▶ [DESCRIPTION OF THE TASK]: Retype verbatim only the lines below, starting at the one that contains "Rebuild this chart" and ending at the one that contains "plt.rcParams['axes.unicode_minus'] = False". Pictures are excluded from the copy.

────────────────────────────────────────

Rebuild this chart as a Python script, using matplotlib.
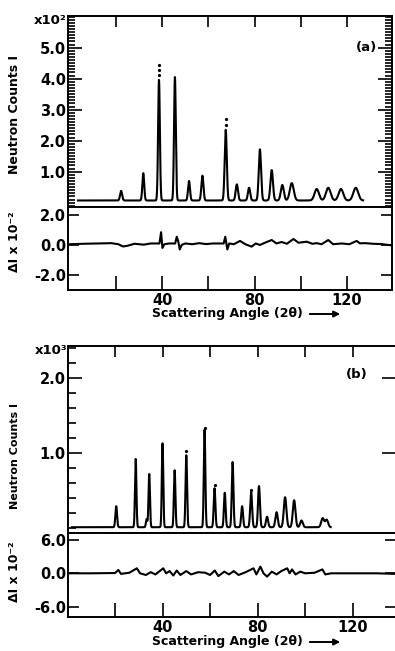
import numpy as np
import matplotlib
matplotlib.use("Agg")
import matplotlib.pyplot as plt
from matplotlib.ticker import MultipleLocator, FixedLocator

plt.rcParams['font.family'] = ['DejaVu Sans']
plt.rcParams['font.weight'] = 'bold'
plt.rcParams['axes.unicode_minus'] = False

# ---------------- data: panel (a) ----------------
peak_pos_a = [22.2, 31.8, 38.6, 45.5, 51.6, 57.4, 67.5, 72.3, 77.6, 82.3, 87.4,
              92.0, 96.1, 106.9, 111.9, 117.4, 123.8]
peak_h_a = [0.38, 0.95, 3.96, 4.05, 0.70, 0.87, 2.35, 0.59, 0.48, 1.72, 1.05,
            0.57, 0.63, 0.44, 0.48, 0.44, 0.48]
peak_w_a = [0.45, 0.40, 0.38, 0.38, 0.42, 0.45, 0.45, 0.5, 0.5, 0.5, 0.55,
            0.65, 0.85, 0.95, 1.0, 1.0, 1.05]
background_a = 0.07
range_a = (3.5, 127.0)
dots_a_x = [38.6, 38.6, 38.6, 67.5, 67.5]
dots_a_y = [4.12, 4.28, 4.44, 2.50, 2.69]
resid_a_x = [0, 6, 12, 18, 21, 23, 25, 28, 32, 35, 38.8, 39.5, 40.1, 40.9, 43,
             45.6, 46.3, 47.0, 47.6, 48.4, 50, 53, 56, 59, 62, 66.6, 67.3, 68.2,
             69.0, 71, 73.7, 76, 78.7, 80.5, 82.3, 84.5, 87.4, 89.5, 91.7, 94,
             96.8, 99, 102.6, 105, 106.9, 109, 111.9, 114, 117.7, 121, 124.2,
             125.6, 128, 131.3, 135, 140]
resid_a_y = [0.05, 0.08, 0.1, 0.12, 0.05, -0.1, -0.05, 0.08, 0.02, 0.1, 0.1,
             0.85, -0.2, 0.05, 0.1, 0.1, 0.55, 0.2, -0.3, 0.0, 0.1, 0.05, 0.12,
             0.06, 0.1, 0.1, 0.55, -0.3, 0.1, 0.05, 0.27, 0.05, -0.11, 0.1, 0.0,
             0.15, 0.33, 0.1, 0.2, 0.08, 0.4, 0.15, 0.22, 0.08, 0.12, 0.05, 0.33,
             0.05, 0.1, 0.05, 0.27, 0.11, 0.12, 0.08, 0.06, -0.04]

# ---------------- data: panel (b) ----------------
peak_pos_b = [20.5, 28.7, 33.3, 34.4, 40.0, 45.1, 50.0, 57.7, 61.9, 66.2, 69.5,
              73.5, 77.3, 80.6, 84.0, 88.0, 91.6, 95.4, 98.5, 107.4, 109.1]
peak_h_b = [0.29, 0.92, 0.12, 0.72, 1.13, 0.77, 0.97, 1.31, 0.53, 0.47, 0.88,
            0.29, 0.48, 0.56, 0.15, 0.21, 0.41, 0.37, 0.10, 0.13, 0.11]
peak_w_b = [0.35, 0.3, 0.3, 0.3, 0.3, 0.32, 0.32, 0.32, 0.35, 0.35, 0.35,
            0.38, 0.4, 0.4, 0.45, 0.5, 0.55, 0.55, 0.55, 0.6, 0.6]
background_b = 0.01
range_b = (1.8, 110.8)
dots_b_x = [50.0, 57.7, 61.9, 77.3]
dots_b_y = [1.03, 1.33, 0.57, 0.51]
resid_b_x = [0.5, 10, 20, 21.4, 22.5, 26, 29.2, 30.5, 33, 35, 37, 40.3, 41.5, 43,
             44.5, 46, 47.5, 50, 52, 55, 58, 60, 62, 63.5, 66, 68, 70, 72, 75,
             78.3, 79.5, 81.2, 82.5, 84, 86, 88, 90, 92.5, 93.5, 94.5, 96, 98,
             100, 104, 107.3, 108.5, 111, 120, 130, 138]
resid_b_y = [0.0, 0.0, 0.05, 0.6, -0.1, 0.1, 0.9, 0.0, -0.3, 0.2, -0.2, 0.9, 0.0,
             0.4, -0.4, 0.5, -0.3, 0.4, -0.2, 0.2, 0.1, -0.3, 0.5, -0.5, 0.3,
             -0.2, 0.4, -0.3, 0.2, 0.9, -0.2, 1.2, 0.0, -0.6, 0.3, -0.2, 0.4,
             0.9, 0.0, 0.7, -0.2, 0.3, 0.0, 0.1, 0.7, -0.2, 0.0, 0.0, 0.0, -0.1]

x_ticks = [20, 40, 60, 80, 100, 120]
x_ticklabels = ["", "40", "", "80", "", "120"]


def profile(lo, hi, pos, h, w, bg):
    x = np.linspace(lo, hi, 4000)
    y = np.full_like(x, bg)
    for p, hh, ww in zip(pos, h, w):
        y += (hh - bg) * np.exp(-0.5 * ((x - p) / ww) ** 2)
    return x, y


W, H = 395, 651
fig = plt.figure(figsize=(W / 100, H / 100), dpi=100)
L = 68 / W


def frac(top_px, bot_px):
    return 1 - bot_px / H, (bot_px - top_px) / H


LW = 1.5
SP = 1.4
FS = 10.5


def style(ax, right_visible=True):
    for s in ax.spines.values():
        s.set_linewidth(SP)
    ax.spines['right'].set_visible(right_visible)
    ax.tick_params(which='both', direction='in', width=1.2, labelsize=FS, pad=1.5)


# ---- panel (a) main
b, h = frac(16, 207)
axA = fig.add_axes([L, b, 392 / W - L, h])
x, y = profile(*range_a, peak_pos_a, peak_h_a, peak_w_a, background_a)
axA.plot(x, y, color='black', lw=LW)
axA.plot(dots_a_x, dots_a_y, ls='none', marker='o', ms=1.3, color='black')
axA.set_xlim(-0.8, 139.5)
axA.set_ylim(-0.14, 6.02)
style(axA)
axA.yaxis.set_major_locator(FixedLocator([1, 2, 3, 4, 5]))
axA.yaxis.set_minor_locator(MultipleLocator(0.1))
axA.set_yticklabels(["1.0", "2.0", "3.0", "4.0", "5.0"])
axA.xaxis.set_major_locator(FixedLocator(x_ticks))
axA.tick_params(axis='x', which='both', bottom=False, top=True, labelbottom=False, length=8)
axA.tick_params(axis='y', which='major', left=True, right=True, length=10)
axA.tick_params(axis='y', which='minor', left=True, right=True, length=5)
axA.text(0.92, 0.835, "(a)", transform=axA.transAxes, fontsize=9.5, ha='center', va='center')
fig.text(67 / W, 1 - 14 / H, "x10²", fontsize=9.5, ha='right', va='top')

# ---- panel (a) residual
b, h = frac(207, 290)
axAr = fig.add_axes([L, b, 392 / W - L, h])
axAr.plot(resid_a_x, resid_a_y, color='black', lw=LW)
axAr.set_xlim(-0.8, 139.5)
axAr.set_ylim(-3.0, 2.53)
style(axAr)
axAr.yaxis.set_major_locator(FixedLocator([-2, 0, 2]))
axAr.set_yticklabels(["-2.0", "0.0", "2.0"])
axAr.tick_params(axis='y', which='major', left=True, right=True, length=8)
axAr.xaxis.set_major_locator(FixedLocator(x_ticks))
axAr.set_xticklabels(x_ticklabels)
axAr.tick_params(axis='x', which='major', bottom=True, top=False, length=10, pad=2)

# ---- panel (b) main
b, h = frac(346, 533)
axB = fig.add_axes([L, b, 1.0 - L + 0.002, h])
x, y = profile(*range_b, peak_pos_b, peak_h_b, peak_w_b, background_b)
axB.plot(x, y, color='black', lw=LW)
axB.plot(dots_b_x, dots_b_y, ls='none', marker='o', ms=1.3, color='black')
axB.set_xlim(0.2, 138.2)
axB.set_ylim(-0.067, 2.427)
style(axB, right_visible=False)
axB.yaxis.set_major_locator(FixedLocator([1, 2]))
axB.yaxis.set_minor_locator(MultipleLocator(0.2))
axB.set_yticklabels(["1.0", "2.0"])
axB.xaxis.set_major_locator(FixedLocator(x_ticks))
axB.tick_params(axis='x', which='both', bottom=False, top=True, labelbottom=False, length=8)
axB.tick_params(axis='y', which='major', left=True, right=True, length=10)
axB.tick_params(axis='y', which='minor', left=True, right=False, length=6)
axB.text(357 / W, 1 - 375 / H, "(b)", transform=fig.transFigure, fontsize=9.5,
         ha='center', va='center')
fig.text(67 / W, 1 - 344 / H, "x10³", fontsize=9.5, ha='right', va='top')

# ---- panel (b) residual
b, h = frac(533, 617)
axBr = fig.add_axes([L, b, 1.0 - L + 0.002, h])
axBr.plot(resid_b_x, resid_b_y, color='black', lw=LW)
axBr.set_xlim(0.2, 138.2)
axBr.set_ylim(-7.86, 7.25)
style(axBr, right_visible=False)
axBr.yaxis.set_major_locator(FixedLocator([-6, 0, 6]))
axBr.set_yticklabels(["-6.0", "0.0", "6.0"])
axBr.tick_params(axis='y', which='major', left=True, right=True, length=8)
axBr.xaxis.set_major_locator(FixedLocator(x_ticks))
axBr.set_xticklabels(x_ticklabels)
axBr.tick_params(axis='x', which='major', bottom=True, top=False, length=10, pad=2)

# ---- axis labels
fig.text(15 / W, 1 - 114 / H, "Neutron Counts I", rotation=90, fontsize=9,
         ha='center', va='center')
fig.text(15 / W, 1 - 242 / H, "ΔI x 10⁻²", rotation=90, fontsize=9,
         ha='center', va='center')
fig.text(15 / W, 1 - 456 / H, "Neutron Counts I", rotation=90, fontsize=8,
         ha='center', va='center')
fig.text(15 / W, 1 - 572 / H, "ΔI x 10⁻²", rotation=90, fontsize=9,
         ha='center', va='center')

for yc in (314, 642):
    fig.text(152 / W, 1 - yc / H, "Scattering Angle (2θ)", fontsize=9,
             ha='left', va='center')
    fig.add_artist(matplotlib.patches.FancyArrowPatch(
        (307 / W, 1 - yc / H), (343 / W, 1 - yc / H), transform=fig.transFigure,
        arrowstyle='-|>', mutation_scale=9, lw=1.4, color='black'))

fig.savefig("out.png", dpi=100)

────────────────────────────────────────

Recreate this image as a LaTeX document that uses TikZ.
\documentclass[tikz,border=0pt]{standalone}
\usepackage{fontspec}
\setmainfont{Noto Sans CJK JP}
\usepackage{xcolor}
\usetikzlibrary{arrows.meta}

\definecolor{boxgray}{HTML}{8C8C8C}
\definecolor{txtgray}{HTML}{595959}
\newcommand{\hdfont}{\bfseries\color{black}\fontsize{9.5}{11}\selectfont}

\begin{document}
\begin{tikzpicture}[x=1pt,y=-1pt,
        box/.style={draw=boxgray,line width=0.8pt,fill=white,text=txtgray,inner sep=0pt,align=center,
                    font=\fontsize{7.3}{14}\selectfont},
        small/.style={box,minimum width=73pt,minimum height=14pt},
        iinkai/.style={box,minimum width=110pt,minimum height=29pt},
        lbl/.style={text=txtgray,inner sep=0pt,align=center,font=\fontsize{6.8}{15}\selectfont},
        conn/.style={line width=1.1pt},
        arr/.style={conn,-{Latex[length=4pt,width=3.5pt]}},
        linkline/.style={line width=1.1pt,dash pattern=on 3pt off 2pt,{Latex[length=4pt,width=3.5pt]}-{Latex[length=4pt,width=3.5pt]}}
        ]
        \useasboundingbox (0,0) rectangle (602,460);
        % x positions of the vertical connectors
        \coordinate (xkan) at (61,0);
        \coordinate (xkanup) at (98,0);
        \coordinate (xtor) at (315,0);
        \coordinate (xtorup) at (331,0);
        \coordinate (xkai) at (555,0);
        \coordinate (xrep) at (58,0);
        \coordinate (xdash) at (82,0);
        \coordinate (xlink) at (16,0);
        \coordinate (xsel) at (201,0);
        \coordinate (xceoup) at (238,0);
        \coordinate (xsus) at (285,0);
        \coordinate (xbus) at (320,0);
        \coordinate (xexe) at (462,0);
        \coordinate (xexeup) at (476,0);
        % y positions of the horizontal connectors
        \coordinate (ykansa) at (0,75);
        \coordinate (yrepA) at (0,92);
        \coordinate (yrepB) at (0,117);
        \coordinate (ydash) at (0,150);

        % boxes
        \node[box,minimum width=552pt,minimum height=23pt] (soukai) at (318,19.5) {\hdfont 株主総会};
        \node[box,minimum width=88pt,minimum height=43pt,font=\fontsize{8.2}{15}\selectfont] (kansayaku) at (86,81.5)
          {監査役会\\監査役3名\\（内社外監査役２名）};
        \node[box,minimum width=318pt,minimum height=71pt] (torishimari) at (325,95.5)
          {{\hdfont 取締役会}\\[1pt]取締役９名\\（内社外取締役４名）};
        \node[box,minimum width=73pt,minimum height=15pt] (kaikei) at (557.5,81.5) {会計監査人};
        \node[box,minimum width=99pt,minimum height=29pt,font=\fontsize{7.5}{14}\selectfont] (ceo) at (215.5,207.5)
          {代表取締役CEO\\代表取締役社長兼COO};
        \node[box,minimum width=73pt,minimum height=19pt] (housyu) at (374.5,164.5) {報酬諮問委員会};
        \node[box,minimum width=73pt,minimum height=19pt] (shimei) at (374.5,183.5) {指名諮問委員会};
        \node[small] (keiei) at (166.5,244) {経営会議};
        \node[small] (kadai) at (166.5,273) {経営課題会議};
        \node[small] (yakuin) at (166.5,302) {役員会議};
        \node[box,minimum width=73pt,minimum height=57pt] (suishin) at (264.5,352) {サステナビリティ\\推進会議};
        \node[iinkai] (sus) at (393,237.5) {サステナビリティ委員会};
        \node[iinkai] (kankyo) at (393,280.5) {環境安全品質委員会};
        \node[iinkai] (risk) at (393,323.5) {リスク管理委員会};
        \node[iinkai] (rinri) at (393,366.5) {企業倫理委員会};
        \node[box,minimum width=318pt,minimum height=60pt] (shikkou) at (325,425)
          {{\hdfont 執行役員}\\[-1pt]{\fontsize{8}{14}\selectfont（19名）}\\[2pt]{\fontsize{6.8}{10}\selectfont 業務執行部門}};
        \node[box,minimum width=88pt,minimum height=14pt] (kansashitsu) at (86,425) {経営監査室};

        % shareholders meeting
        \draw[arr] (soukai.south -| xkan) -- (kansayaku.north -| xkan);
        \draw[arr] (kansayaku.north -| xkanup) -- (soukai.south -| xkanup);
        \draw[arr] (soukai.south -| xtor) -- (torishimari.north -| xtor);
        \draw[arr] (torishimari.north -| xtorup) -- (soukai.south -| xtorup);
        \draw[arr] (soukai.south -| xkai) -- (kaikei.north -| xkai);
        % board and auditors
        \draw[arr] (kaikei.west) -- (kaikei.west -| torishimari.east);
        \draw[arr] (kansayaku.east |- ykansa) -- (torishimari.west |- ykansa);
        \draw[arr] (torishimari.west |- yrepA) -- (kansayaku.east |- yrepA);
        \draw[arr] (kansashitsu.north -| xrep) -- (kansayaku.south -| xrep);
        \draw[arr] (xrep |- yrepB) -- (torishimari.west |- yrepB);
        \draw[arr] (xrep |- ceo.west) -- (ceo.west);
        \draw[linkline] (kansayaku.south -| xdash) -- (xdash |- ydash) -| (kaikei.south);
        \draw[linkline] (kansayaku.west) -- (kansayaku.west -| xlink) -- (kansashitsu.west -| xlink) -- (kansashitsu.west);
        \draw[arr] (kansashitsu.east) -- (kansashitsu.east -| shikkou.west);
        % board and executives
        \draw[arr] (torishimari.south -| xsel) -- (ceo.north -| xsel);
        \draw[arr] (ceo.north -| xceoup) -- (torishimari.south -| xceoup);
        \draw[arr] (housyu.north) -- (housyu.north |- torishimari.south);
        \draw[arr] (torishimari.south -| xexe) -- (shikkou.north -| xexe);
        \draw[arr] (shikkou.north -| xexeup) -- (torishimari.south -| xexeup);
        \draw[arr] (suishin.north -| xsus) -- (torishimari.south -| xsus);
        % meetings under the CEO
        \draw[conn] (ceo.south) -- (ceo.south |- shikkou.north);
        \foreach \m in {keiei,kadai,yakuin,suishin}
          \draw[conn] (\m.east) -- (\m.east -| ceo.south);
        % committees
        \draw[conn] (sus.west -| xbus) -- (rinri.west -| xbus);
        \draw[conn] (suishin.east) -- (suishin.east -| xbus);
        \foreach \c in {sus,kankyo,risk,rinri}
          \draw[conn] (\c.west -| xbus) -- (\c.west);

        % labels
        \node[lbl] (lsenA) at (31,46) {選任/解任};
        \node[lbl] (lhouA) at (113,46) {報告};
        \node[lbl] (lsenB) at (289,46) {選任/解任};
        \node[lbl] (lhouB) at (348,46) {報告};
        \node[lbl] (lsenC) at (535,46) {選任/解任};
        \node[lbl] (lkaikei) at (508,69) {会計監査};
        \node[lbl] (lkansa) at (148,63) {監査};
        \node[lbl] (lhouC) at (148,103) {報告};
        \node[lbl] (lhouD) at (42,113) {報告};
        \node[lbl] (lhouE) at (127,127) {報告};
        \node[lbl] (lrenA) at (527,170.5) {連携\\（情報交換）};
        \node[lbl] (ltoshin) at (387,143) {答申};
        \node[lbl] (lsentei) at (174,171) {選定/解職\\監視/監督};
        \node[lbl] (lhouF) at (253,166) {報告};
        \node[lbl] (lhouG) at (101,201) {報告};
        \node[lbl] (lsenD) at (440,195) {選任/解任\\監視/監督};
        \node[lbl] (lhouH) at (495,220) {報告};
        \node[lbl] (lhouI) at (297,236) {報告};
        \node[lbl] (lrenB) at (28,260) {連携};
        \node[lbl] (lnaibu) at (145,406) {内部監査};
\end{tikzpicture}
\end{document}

────────────────────────────────────────

▶ [EXERCISE SOLUTION]:
Rebuild this chart as a Python script, using matplotlib.
import numpy as np
import matplotlib
matplotlib.use("Agg")
import matplotlib.pyplot as plt
from matplotlib.ticker import MultipleLocator, FixedLocator

plt.rcParams['font.family'] = ['DejaVu Sans']
plt.rcParams['font.weight'] = 'bold'
plt.rcParams['axes.unicode_minus'] = False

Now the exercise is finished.